### WHAT YOU ARE ASKED TO DO
Retype exactly what runs from the first line of the data to the line with "ax.set_xticks([])", keeping both of those lines and skipping pictures.

### SUPPLIED MATERIAL
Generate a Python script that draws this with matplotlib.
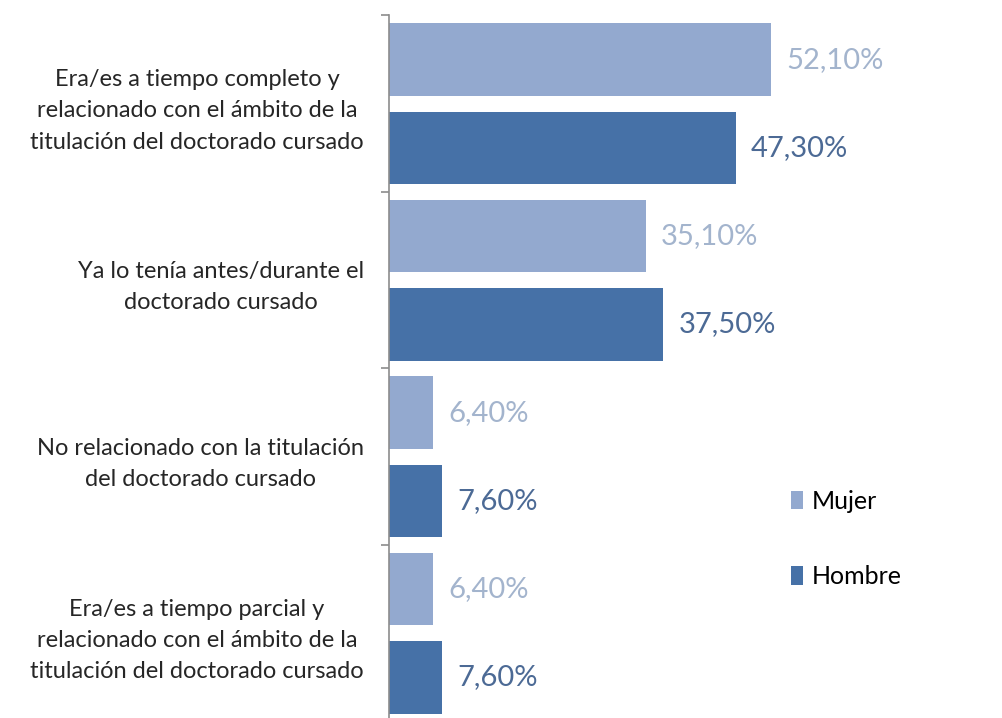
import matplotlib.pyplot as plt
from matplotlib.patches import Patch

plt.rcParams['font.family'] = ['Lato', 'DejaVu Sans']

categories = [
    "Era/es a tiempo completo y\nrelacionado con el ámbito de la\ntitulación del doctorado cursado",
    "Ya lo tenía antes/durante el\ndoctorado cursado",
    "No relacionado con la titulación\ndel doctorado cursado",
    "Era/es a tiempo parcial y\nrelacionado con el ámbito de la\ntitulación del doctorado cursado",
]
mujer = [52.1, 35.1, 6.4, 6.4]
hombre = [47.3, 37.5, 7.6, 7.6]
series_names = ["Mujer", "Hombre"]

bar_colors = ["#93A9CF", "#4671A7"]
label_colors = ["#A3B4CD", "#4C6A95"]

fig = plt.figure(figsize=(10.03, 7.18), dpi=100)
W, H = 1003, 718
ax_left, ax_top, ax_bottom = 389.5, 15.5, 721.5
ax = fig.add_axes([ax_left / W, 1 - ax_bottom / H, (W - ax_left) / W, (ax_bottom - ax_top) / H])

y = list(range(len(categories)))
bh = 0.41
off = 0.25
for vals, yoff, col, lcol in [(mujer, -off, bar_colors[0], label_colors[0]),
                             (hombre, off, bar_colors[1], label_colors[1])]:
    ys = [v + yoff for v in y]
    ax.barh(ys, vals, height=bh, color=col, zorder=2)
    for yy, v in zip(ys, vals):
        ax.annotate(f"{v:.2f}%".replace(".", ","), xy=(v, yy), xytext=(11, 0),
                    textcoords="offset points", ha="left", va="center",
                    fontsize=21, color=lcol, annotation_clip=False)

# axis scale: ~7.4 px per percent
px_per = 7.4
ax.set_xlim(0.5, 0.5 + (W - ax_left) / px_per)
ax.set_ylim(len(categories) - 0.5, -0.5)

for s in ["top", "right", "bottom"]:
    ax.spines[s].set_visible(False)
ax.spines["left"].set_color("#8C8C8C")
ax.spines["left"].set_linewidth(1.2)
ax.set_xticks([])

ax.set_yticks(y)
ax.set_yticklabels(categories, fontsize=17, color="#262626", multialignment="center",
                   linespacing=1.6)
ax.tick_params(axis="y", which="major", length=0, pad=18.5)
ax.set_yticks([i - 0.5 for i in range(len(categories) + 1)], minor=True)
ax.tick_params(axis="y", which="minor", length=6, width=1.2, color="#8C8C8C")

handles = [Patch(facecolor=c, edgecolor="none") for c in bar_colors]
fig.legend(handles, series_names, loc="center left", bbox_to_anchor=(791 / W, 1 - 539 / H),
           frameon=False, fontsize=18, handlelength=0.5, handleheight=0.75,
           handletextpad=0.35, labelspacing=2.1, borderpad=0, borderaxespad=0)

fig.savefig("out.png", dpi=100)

### SOLUTION TO THIS TASK
Generate a Python script that draws this with matplotlib.
import matplotlib.pyplot as plt
from matplotlib.patches import Patch

plt.rcParams['font.family'] = ['Lato', 'DejaVu Sans']

categories = [
    "Era/es a tiempo completo y\nrelacionado con el ámbito de la\ntitulación del doctorado cursado",
    "Ya lo tenía antes/durante el\ndoctorado cursado",
    "No relacionado con la titulación\ndel doctorado cursado",
    "Era/es a tiempo parcial y\nrelacionado con el ámbito de la\ntitulación del doctorado cursado",
]
mujer = [52.1, 35.1, 6.4, 6.4]
hombre = [47.3, 37.5, 7.6, 7.6]
series_names = ["Mujer", "Hombre"]

bar_colors = ["#93A9CF", "#4671A7"]
label_colors = ["#A3B4CD", "#4C6A95"]

fig = plt.figure(figsize=(10.03, 7.18), dpi=100)
W, H = 1003, 718
ax_left, ax_top, ax_bottom = 389.5, 15.5, 721.5
ax = fig.add_axes([ax_left / W, 1 - ax_bottom / H, (W - ax_left) / W, (ax_bottom - ax_top) / H])

y = list(range(len(categories)))
bh = 0.41
off = 0.25
for vals, yoff, col, lcol in [(mujer, -off, bar_colors[0], label_colors[0]),
                             (hombre, off, bar_colors[1], label_colors[1])]:
    ys = [v + yoff for v in y]
    ax.barh(ys, vals, height=bh, color=col, zorder=2)
    for yy, v in zip(ys, vals):
        ax.annotate(f"{v:.2f}%".replace(".", ","), xy=(v, yy), xytext=(11, 0),
                    textcoords="offset points", ha="left", va="center",
                    fontsize=21, color=lcol, annotation_clip=False)

# axis scale: ~7.4 px per percent
px_per = 7.4
ax.set_xlim(0.5, 0.5 + (W - ax_left) / px_per)
ax.set_ylim(len(categories) - 0.5, -0.5)

for s in ["top", "right", "bottom"]:
    ax.spines[s].set_visible(False)
ax.spines["left"].set_color("#8C8C8C")
ax.spines["left"].set_linewidth(1.2)
ax.set_xticks([])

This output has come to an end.